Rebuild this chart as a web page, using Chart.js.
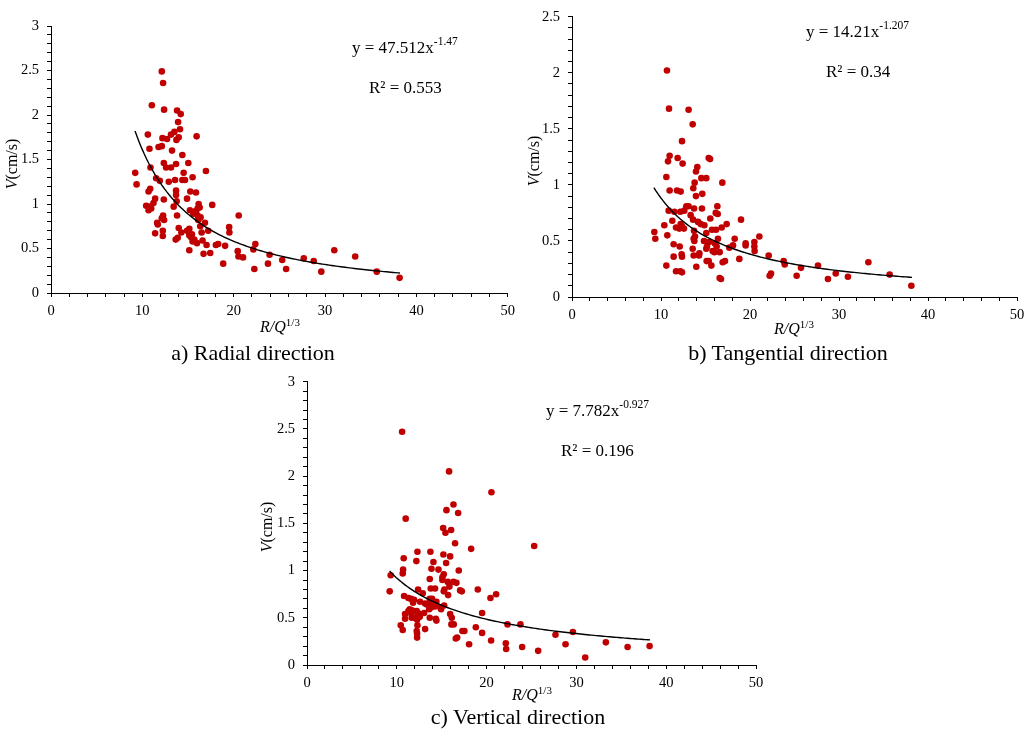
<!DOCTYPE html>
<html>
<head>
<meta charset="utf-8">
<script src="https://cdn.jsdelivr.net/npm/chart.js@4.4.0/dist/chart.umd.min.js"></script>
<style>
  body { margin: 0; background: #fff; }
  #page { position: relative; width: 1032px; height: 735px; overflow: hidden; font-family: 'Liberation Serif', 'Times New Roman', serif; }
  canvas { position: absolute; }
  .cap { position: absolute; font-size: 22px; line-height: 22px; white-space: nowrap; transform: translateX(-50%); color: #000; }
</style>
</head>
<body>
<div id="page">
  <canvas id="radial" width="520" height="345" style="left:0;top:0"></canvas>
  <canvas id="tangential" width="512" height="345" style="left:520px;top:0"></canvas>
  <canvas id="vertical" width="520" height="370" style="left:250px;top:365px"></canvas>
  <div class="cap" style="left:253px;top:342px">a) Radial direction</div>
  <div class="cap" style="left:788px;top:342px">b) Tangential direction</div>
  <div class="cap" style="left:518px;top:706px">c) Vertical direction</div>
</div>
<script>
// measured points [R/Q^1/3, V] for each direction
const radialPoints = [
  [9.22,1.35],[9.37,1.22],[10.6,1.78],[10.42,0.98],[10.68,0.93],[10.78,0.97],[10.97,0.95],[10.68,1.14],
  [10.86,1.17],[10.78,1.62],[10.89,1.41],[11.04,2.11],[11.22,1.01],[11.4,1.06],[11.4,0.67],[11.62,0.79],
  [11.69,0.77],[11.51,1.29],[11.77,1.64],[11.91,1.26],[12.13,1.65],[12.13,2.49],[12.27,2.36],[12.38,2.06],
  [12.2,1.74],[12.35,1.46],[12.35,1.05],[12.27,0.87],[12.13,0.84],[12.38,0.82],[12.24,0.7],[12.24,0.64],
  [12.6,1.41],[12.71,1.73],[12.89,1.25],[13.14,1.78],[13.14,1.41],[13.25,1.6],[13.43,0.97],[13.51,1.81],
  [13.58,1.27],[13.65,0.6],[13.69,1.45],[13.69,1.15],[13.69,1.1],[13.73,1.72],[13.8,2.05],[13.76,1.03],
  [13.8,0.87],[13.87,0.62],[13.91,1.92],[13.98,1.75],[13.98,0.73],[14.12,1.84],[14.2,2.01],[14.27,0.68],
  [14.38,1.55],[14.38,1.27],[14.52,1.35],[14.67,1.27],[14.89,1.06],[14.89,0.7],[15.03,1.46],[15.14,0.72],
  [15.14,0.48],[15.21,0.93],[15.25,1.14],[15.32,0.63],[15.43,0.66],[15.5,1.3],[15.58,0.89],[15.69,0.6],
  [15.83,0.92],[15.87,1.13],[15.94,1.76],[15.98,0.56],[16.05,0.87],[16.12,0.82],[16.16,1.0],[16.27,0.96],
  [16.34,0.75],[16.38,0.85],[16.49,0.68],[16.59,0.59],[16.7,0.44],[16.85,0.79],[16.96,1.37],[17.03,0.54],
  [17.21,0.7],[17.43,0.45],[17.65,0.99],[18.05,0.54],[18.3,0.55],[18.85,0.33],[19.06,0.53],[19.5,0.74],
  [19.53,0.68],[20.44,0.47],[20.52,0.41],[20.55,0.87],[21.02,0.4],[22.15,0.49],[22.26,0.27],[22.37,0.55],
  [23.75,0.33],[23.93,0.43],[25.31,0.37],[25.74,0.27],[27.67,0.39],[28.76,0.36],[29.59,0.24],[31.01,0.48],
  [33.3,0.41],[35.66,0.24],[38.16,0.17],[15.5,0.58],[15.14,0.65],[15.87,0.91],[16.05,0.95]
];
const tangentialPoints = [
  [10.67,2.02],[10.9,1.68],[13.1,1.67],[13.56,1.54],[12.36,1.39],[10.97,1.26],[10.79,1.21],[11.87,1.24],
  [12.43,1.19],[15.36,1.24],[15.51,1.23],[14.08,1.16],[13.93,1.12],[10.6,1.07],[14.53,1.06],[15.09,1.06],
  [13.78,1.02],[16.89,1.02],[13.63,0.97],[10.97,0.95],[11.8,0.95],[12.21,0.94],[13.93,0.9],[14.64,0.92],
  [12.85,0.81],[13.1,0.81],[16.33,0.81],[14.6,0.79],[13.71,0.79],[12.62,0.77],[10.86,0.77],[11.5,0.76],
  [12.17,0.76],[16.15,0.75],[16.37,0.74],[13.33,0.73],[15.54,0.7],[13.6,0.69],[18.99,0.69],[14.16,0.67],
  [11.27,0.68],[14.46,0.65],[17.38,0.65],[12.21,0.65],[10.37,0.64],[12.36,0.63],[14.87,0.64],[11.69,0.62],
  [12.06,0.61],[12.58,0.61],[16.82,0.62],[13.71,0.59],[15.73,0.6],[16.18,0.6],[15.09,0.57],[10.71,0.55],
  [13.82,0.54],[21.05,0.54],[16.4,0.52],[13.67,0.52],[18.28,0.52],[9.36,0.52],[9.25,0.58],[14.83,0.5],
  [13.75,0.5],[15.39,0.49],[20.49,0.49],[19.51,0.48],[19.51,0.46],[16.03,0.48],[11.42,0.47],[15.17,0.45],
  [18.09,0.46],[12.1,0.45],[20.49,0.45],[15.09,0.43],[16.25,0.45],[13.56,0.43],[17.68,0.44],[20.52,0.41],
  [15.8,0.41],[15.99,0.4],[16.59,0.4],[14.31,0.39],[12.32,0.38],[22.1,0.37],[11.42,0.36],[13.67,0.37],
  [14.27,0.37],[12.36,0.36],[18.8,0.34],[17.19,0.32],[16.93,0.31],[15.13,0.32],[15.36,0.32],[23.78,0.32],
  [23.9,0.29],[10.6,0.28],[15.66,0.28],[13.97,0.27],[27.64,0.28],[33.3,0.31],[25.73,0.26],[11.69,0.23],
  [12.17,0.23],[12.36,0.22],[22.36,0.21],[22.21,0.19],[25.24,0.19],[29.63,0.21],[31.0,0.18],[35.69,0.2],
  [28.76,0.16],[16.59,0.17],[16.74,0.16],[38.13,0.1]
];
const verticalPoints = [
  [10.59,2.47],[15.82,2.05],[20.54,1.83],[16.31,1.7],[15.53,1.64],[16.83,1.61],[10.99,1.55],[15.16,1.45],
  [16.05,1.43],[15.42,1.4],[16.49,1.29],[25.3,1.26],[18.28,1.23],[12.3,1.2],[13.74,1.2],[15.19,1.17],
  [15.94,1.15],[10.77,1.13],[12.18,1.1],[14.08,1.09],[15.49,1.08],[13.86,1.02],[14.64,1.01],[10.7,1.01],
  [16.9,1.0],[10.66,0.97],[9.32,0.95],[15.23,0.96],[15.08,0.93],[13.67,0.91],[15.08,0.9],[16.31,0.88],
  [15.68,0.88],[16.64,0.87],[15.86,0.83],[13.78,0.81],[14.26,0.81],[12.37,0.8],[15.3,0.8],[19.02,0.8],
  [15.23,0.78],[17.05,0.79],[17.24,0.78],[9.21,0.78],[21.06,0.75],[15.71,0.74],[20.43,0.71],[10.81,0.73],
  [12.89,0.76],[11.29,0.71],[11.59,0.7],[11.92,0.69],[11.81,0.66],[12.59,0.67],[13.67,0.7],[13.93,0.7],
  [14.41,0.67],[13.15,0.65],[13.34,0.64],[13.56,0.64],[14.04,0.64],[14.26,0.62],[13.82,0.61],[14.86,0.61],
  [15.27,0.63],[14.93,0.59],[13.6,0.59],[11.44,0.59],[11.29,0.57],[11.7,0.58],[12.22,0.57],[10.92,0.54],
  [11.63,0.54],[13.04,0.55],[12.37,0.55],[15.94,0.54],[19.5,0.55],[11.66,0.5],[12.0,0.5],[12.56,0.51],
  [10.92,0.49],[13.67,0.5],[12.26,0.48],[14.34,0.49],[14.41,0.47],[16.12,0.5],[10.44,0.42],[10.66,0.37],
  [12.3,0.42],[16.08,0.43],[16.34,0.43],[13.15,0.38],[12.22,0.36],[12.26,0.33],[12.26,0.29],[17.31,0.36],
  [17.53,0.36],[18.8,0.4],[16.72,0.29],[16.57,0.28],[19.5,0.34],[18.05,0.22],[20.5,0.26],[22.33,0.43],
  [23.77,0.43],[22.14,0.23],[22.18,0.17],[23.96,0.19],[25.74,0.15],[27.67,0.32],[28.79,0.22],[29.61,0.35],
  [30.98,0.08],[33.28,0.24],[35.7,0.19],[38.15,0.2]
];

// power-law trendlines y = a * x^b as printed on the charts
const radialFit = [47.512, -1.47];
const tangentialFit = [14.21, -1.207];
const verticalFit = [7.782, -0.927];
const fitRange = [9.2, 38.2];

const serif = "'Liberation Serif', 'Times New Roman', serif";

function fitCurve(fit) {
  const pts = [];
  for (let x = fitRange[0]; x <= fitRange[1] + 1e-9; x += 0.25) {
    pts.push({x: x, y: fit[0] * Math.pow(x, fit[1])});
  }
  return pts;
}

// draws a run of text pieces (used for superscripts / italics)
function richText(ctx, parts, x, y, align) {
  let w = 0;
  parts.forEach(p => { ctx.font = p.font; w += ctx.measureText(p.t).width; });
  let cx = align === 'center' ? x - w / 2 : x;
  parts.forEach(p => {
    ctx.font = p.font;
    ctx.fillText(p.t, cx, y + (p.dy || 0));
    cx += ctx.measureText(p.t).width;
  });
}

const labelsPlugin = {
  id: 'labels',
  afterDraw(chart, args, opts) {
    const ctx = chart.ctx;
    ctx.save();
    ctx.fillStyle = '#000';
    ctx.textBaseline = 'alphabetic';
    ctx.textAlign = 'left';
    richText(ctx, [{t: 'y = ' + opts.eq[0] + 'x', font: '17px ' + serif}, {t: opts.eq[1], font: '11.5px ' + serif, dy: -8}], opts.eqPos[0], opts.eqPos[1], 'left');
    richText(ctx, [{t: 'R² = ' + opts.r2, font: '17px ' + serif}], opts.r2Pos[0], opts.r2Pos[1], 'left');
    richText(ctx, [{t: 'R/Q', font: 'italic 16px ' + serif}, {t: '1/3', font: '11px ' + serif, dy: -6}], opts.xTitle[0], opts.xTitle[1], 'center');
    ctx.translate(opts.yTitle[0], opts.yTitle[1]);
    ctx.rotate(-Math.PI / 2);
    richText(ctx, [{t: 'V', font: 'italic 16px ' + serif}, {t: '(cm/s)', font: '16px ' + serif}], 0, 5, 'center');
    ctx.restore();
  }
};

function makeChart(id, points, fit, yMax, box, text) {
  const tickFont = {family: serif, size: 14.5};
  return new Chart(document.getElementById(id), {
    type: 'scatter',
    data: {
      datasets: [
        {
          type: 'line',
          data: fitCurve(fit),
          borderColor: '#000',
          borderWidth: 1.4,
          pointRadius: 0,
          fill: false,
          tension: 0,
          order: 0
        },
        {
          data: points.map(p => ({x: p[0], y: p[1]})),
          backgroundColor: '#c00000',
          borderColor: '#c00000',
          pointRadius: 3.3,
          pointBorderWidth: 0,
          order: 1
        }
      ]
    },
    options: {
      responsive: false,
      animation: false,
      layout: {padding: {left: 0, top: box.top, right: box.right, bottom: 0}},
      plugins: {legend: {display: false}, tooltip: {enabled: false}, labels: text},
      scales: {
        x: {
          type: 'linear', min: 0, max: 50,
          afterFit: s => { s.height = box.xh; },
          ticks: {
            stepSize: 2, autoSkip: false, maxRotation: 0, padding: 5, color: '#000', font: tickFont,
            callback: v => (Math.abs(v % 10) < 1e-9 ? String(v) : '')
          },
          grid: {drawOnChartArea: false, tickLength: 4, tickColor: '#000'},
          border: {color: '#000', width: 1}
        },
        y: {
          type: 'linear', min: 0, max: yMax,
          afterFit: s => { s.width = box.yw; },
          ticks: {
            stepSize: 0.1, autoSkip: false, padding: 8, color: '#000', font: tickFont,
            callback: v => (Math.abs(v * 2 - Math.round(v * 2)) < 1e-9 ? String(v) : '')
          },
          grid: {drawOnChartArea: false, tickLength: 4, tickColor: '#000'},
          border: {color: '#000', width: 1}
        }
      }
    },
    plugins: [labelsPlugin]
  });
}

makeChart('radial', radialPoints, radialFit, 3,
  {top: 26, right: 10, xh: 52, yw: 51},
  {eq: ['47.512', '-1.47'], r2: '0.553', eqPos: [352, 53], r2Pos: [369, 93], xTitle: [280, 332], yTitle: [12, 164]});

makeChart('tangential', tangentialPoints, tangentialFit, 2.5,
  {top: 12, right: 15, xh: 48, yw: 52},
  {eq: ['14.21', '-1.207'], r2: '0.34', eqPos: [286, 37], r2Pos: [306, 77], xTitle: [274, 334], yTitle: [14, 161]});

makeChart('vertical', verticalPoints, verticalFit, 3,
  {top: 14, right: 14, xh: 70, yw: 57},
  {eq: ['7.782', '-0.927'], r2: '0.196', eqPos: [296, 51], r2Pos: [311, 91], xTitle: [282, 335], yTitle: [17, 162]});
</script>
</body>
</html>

*****

EXERCISE INSTRUCTIONS: The answer is one number: how many lines of the material above contain "page".

ANSWER TO THIS EXERCISE: 3